For six years, he worked in the faculty of Columbia University, where his views became increasingly controversial. Then he went to Vermont as a member of the faculty at Bennington College, worked there for ten years. In 1951, he was appointed as a professor of psychoanalysis at the National Autonomous University of Mexico. From 1957 to 1961 he held the post at Michigan State University, finally returning to New York as a professor of psychiatry at New York University.

Toward the end of his career, he moved to Mexico City to teach. He did considerable research on the relationship between economic class and personality types. He breathed his last in Switzerland at the age of 80.

 Influence of Sigmund Freud on his life

Freud influenced Erich's life a great deal. He taught Erich that only a small part of oneself is conscious. He distinguished two kinds of unconsciousness :

  1. Preconscious; something, which could be conscious but is not at the moment.
  2. The sense of repression, which prevents some force within oneself from becoming conscious.

Besides Freud, there were two important psychoanalysts, Sandor Ferenczi and Georg Groddeck.

Influence of Karl Marx on his life

Erich was drawn by Marx primarily for his philosophy, vision of socialism which expressed, in secular forms, the idea of human self-realization, total humanization, the idea of human being whose goal is vital self-expression and not the acquisition and accumulation of dead, materialistic things.

Freud and Marx have been the two great disillusioners, although Marx saw deeper because he looked at the forces underneath which need illusions, while Freud only individually dissolved illusions people had in their own individual relationship to reality":.

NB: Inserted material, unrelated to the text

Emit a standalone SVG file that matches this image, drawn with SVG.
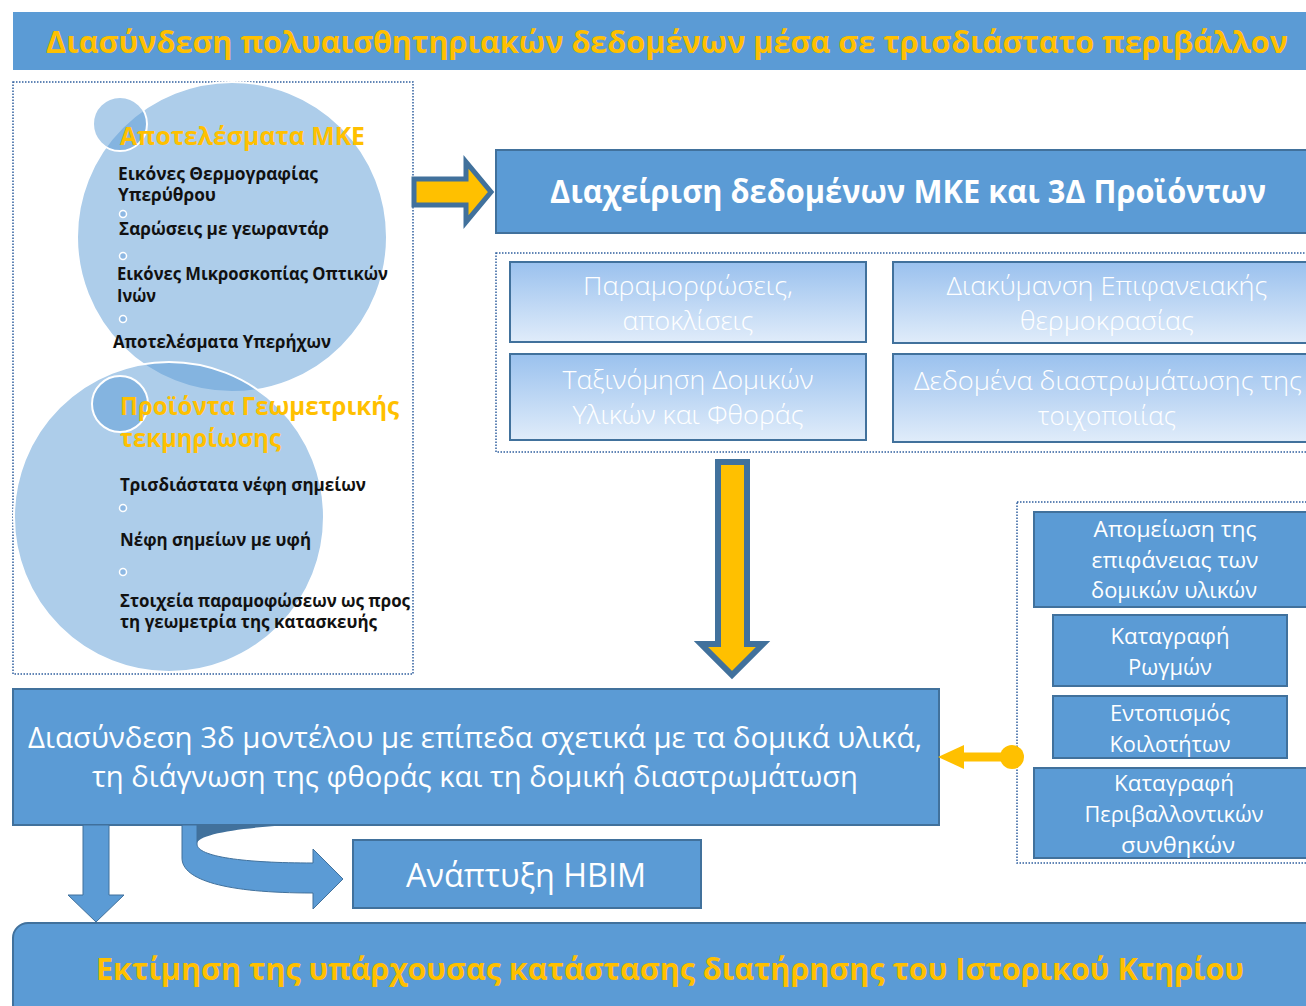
<svg xmlns="http://www.w3.org/2000/svg" width="1306" height="1006" viewBox="0 0 1306 1006">
  <defs>
    <linearGradient id="softBlue" x1="0" y1="0" x2="0" y2="1">
      <stop offset="0" stop-color="#9AC1EE"/>
      <stop offset="1" stop-color="#E0ECFA"/>
    </linearGradient>
    <style>
      text { font-family: "Open Sans", "Noto Sans", "Liberation Sans", sans-serif; }
      .box { fill: #5B9BD5; stroke: #41719C; stroke-width: 2; }
      .soft { fill: url(#softBlue); stroke: #41719C; stroke-width: 2; }
      .dots { fill: none; stroke: #2F5F9E; stroke-width: 1.5; stroke-dasharray: 1.5 1.5; }
      .bubble { fill: #5B9BD5; fill-opacity: 0.5; stroke: #FFFFFF; stroke-width: 2; }
      .bullet { fill: #8DB8E3; stroke: #FFFFFF; stroke-width: 1.5; }
      .head { fill: #FFC000; font-weight: 700; }
      .item { fill: #111111; font-weight: 700; font-size: 17px; }
      .wt { fill: #FFFFFF; text-anchor: middle; }
      .light { fill: #FFFFFF; text-anchor: middle; font-size: 26px; font-weight: 300; }
      .side { fill: #FFFFFF; text-anchor: middle; font-size: 22px; }
    </style>
  </defs>

  <!-- title bar -->
  <g id="title">
    <rect x="13" y="12" width="1300" height="58" fill="#5B9BD5"/>
    <text class="head" x="46" y="53" font-size="31" textLength="1242" lengthAdjust="spacingAndGlyphs">Διασύνδεση πολυαισθητηριακών δεδομένων μέσα σε τρισδιάστατο περιβάλλον</text>
  </g>

  <!-- left panel: inputs -->
  <g id="inputs">
    <rect class="dots" x="13" y="82" width="400" height="592"/>
    <circle class="bubble" cx="232" cy="237" r="155"/>
    <circle class="bubble" cx="169" cy="517" r="155"/>
    <circle class="bubble" cx="120" cy="124" r="27"/>
    <circle class="bubble" cx="120" cy="404" r="28"/>

    <g id="nde-results">
      <text class="head" x="120" y="145" font-size="25" textLength="245" lengthAdjust="spacingAndGlyphs">Αποτελέσματα ΜΚΕ</text>
      <text class="item" x="118" y="180" textLength="200" lengthAdjust="spacingAndGlyphs">Εικόνες Θερμογραφίας</text>
      <text class="item" x="118" y="201" textLength="98" lengthAdjust="spacingAndGlyphs">Υπερύθρου</text>
      <circle class="bullet" cx="123" cy="214" r="3.5"/>
      <text class="item" x="119" y="235" textLength="210" lengthAdjust="spacingAndGlyphs">Σαρώσεις με γεωραντάρ</text>
      <circle class="bullet" cx="123" cy="256" r="3.5"/>
      <text class="item" x="117" y="280" textLength="271" lengthAdjust="spacingAndGlyphs">Εικόνες Μικροσκοπίας Οπτικών</text>
      <text class="item" x="117" y="302" textLength="39" lengthAdjust="spacingAndGlyphs">Ινών</text>
      <circle class="bullet" cx="123" cy="319" r="3.5"/>
      <text class="item" x="113" y="348" textLength="218" lengthAdjust="spacingAndGlyphs">Αποτελέσματα Υπερήχων</text>
    </g>

    <g id="geometry-products">
      <text class="head" x="120" y="415" font-size="25" textLength="279" lengthAdjust="spacingAndGlyphs">Προϊόντα Γεωμετρικής</text>
      <text class="head" x="120" y="447" font-size="25" textLength="161" lengthAdjust="spacingAndGlyphs">τεκμηρίωσης</text>
      <text class="item" x="120" y="491" textLength="246" lengthAdjust="spacingAndGlyphs">Τρισδιάστατα νέφη σημείων</text>
      <circle class="bullet" cx="123" cy="508" r="3.5"/>
      <text class="item" x="120" y="546" textLength="191" lengthAdjust="spacingAndGlyphs">Νέφη σημείων με υφή</text>
      <circle class="bullet" cx="123" cy="572" r="3.5"/>
      <text class="item" x="120" y="607" textLength="290" lengthAdjust="spacingAndGlyphs">Στοιχεία παραμοφώσεων ως προς</text>
      <text class="item" x="120" y="628" textLength="257" lengthAdjust="spacingAndGlyphs">τη γεωμετρία της κατασκευής</text>
    </g>
  </g>

  <!-- data management header -->
  <g id="data-management">
    <rect class="box" x="496" y="150" width="820" height="83"/>
    <text class="wt" x="908" y="203" font-size="32" font-weight="700" textLength="716" lengthAdjust="spacingAndGlyphs">Διαχείριση δεδομένων ΜΚΕ και 3Δ Προϊόντων</text>
  </g>

  <!-- derived data group -->
  <g id="derived-data">
    <rect class="dots" x="496" y="253" width="820" height="199"/>
    <g id="deformations">
      <rect class="soft" x="510" y="262" width="356" height="80"/>
      <text class="light" x="688" y="295" textLength="210" lengthAdjust="spacingAndGlyphs">Παραμορφώσεις,</text>
      <text class="light" x="688" y="330" textLength="131" lengthAdjust="spacingAndGlyphs">αποκλίσεις</text>
    </g>
    <g id="surface-temperature">
      <rect class="soft" x="893" y="262" width="423" height="81"/>
      <text class="light" x="1107" y="295" textLength="321" lengthAdjust="spacingAndGlyphs">Διακύμανση Επιφανειακής</text>
      <text class="light" x="1107" y="330" textLength="174" lengthAdjust="spacingAndGlyphs">θερμοκρασίας</text>
    </g>
    <g id="materials-classification">
      <rect class="soft" x="510" y="354" width="356" height="86"/>
      <text class="light" x="688" y="389" textLength="251" lengthAdjust="spacingAndGlyphs">Ταξινόμηση Δομικών</text>
      <text class="light" x="688" y="424" textLength="231" lengthAdjust="spacingAndGlyphs">Υλικών και Φθοράς</text>
    </g>
    <g id="masonry-layers">
      <rect class="soft" x="893" y="354" width="423" height="88"/>
      <text class="light" x="1108" y="390" textLength="388" lengthAdjust="spacingAndGlyphs">Δεδομένα διαστρωμάτωσης της</text>
      <text class="light" x="1107" y="425" textLength="138" lengthAdjust="spacingAndGlyphs">τοιχοποιίας</text>
    </g>
  </g>

  <!-- right panel: monitoring items -->
  <g id="monitoring">
    <rect class="dots" x="1017" y="502" width="300" height="361"/>
    <g id="surface-loss">
      <rect class="box" x="1034" y="512" width="280" height="95"/>
      <text class="side" x="1175" y="537" textLength="163" lengthAdjust="spacingAndGlyphs">Απομείωση της</text>
      <text class="side" x="1175" y="568" textLength="167" lengthAdjust="spacingAndGlyphs">επιφάνειας των</text>
      <text class="side" x="1174" y="598" textLength="166" lengthAdjust="spacingAndGlyphs">δομικών υλικών</text>
    </g>
    <g id="cracks">
      <rect class="box" x="1053" y="615" width="234" height="71"/>
      <text class="side" x="1170" y="644" textLength="119" lengthAdjust="spacingAndGlyphs">Καταγραφή</text>
      <text class="side" x="1170" y="675" textLength="84" lengthAdjust="spacingAndGlyphs">Ρωγμών</text>
    </g>
    <g id="cavities">
      <rect class="box" x="1053" y="696" width="234" height="62"/>
      <text class="side" x="1170" y="721" textLength="120" lengthAdjust="spacingAndGlyphs">Εντοπισμός</text>
      <text class="side" x="1170" y="752" textLength="121" lengthAdjust="spacingAndGlyphs">Κοιλοτήτων</text>
    </g>
    <g id="environment">
      <rect class="box" x="1034" y="768" width="280" height="90"/>
      <text class="side" x="1174" y="791" textLength="120" lengthAdjust="spacingAndGlyphs">Καταγραφή</text>
      <text class="side" x="1174" y="822" textLength="179" lengthAdjust="spacingAndGlyphs">Περιβαλλοντικών</text>
      <text class="side" x="1178" y="853" textLength="114" lengthAdjust="spacingAndGlyphs">συνθηκών</text>
    </g>
  </g>

  <!-- 3D model linking -->
  <g id="model-linking">
    <rect class="box" x="13" y="689" width="926" height="136"/>
    <text class="wt" x="475" y="748" font-size="29" textLength="894" lengthAdjust="spacingAndGlyphs">Διασύνδεση 3δ μοντέλου με επίπεδα σχετικά με τα δομικά υλικά,</text>
    <text class="wt" x="475" y="787" font-size="29" textLength="766" lengthAdjust="spacingAndGlyphs">τη διάγνωση της φθοράς και τη δομική διαστρωμάτωση</text>
  </g>

  <!-- HBIM -->
  <g id="hbim">
    <rect class="box" x="353" y="840" width="348" height="68"/>
    <text class="wt" x="526" y="887" font-size="32" textLength="240" lengthAdjust="spacingAndGlyphs">Ανάπτυξη HBIM</text>
  </g>

  <!-- assessment -->
  <g id="assessment">
    <rect class="box" x="13" y="923" width="1310" height="110" rx="15"/>
    <text class="head" x="96" y="980" font-size="30" textLength="1148" lengthAdjust="spacingAndGlyphs">Εκτίμηση της υπάρχουσας κατάστασης διατήρησης του Ιστορικού Κτηρίου</text>
  </g>

  <!-- connectors -->
  <g id="connectors">
    <polygon points="414,179 466,179 466,162 491,192 466,222 466,205 414,205" fill="#FFC000" stroke="#41719C" stroke-width="5" stroke-linejoin="miter"/>
    <polygon points="718,462 747,462 747,644 763,644 732,675 701,644 718,644" fill="#FFC000" stroke="#41719C" stroke-width="6" stroke-linejoin="miter"/>
    <g id="monitoring-link">
      <line x1="1012" y1="757" x2="960" y2="757" stroke="#FFC000" stroke-width="9"/>
      <circle cx="1012" cy="757" r="12" fill="#FFC000"/>
      <polygon points="938,757 964,745 964,769" fill="#FFC000"/>
    </g>
    <polygon points="83,825 109,825 109,895 124,895 96,922 68,895 83,895" fill="#5B9BD5" stroke="#41719C" stroke-width="1"/>
    <g id="curved-arrow">
      <path d="M182,825 L290,825 C240,828 197,834 197,844 L182,844 Z" fill="#41719C"/>
      <path d="M182,825 L182,858 C182,880 225,893 313,893 L313,909 L343,879 L313,849 L313,863 C245,863 197,857 197,844 L197,825 Z" fill="#5B9BD5" stroke="#41719C" stroke-width="1"/>
    </g>
  </g>
</svg>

Fromm was heavily influenced by the writings of Karl Marx, particularly by an early work 'The Economic and Philosophical Manuscripts' composed in 1844. This work is an English translation by T. B. Bottomore which is included in Fromm's 'Marx's concept of Man' (1961). In 'Beyond The Chains of Illusion' (1962), Fromm has compared the ideas of Freud and Marx. Fromm has regarded Marx as a more profound thinker than Freud, and used psychoanalysis mainly to fill the gaps in Marx. Fromm wrote a highly critical, even polemical, analysis of Freud's personality; it was influenced by way of contrast, and unconditional eulogy of Marx. Although, Fromm could be accurately called a Marxian personality theorist, he himself preferred to be called a 'dialectic humanist'. Fromm's writings were inspired by his extensive knowledge of history, sociology, literature and philosophy.